* Set problem *
A single run of lines is to be printed exactly: starting at the line with "Write the Apache ECharts code for this chart." and ending at the line with "var maroon = '#9c0b5b';", both included. Leave the pictures out.

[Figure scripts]
--- BEGIN ---
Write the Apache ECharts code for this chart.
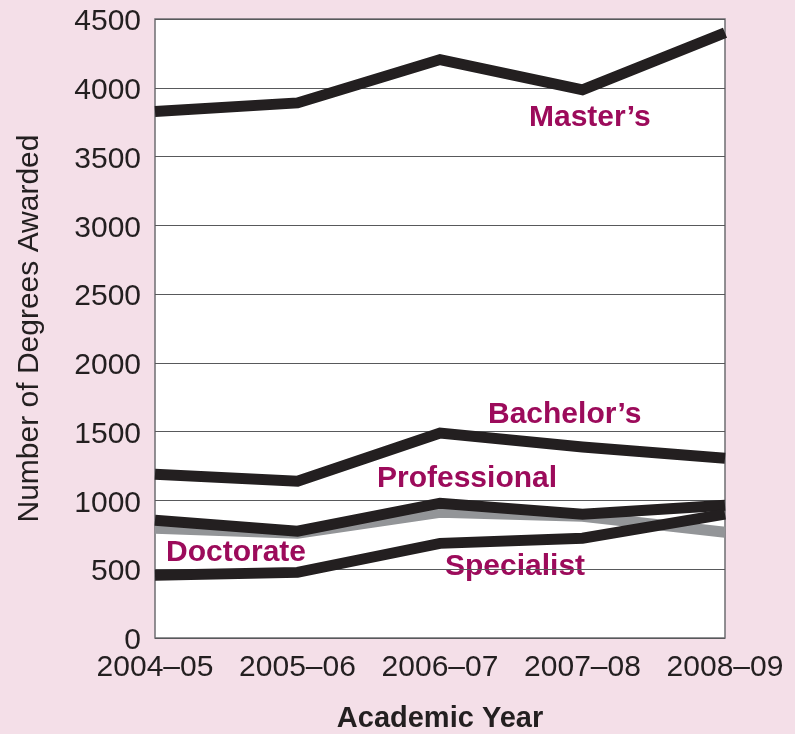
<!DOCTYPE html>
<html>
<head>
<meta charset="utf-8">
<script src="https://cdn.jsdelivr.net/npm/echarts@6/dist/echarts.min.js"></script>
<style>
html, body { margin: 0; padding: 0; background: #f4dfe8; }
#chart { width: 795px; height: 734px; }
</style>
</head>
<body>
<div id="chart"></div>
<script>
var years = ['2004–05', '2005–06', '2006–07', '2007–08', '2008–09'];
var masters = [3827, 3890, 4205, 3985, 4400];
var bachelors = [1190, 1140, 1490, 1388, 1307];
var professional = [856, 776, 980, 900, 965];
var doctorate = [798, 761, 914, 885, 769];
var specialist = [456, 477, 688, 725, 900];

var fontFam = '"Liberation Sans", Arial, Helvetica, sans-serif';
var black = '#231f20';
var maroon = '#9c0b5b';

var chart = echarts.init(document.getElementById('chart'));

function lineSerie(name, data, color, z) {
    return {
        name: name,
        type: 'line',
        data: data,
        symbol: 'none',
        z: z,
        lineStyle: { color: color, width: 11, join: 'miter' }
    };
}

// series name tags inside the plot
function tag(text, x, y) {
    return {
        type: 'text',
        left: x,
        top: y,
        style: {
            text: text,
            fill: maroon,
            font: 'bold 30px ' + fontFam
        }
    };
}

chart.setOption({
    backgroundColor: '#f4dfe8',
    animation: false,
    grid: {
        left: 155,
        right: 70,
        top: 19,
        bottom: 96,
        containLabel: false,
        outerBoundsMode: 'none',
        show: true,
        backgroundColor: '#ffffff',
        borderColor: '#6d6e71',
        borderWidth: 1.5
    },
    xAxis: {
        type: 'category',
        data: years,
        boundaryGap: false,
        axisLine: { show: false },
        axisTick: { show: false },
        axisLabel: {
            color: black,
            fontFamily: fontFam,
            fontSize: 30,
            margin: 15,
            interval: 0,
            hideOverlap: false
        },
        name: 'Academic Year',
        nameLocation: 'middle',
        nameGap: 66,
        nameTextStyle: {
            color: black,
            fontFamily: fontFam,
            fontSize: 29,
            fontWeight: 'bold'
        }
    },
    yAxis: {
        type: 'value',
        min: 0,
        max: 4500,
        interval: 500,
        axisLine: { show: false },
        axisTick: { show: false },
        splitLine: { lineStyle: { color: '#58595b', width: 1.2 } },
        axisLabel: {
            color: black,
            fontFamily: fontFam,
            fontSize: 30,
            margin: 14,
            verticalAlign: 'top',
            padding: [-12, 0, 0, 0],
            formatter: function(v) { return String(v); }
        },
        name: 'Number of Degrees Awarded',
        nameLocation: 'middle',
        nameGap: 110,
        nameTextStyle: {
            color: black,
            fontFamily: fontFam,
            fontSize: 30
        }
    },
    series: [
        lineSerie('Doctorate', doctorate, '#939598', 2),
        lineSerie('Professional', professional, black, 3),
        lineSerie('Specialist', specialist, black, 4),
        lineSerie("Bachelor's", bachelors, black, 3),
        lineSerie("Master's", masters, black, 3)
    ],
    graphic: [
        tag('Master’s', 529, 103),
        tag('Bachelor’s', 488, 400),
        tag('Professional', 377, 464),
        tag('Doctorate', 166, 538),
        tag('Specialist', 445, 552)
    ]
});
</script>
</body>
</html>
--- END ---
--- BEGIN ---
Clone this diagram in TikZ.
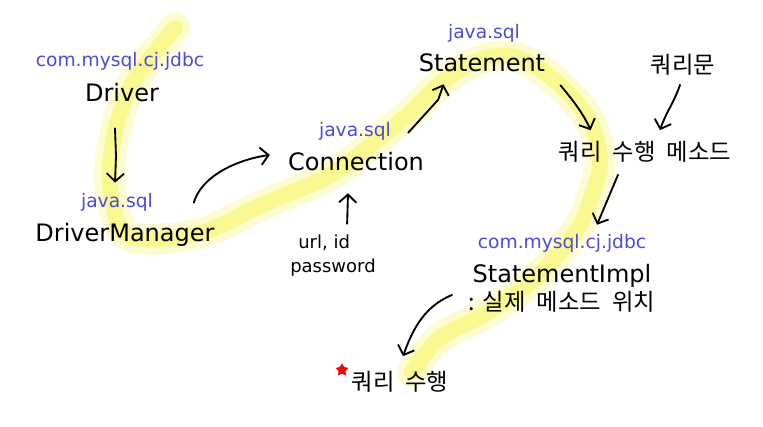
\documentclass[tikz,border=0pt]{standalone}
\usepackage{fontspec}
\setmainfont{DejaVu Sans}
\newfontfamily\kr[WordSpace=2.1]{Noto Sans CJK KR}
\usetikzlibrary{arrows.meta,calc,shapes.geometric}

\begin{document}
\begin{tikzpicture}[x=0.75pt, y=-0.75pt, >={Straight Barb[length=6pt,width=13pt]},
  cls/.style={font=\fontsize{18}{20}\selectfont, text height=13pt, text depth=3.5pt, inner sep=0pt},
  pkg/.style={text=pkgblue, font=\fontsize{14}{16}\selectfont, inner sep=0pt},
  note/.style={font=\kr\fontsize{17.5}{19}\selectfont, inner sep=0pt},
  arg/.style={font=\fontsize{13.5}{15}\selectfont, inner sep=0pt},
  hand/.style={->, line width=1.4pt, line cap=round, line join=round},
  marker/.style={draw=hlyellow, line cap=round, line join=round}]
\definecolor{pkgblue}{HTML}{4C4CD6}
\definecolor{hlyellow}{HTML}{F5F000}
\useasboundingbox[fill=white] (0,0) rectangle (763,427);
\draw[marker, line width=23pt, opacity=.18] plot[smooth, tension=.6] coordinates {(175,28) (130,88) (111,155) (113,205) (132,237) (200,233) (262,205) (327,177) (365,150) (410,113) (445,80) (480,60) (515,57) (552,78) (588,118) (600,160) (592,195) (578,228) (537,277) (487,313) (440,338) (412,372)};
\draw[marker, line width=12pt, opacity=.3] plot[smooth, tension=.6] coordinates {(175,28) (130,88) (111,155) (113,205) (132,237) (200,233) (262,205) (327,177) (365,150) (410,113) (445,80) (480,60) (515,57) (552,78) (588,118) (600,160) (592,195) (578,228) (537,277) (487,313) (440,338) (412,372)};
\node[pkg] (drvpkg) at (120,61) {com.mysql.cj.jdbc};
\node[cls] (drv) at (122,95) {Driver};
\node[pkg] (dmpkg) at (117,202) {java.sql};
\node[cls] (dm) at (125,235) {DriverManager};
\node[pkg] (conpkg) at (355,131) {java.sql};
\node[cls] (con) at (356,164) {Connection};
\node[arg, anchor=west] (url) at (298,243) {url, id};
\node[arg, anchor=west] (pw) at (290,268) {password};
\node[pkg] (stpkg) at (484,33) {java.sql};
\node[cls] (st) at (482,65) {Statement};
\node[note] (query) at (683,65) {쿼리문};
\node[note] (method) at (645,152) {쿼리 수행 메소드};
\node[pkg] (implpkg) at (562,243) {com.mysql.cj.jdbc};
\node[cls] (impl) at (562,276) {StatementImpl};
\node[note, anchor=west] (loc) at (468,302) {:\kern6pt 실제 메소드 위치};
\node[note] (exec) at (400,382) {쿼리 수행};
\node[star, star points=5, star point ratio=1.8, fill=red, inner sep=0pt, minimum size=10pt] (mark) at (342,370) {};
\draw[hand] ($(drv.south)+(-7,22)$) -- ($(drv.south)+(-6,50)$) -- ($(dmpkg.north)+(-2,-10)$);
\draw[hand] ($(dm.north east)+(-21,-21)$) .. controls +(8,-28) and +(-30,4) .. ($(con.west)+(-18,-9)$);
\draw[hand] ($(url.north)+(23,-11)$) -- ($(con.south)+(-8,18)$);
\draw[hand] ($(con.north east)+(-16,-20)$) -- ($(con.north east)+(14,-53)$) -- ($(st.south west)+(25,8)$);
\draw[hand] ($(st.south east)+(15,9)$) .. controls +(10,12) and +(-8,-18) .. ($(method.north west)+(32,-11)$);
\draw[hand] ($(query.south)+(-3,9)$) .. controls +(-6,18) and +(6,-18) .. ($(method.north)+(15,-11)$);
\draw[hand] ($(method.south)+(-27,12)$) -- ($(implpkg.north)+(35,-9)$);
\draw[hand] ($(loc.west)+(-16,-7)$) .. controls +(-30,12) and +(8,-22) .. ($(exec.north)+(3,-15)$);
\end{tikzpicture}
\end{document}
--- END ---
* The result *
Write the Apache ECharts code for this chart.
<!DOCTYPE html>
<html>
<head>
<meta charset="utf-8">
<script src="https://cdn.jsdelivr.net/npm/echarts@6/dist/echarts.min.js"></script>
<style>
html, body { margin: 0; padding: 0; background: #f4dfe8; }
#chart { width: 795px; height: 734px; }
</style>
</head>
<body>
<div id="chart"></div>
<script>
var years = ['2004–05', '2005–06', '2006–07', '2007–08', '2008–09'];
var masters = [3827, 3890, 4205, 3985, 4400];
var bachelors = [1190, 1140, 1490, 1388, 1307];
var professional = [856, 776, 980, 900, 965];
var doctorate = [798, 761, 914, 885, 769];
var specialist = [456, 477, 688, 725, 900];

var fontFam = '"Liberation Sans", Arial, Helvetica, sans-serif';
var black = '#231f20';
var maroon = '#9c0b5b';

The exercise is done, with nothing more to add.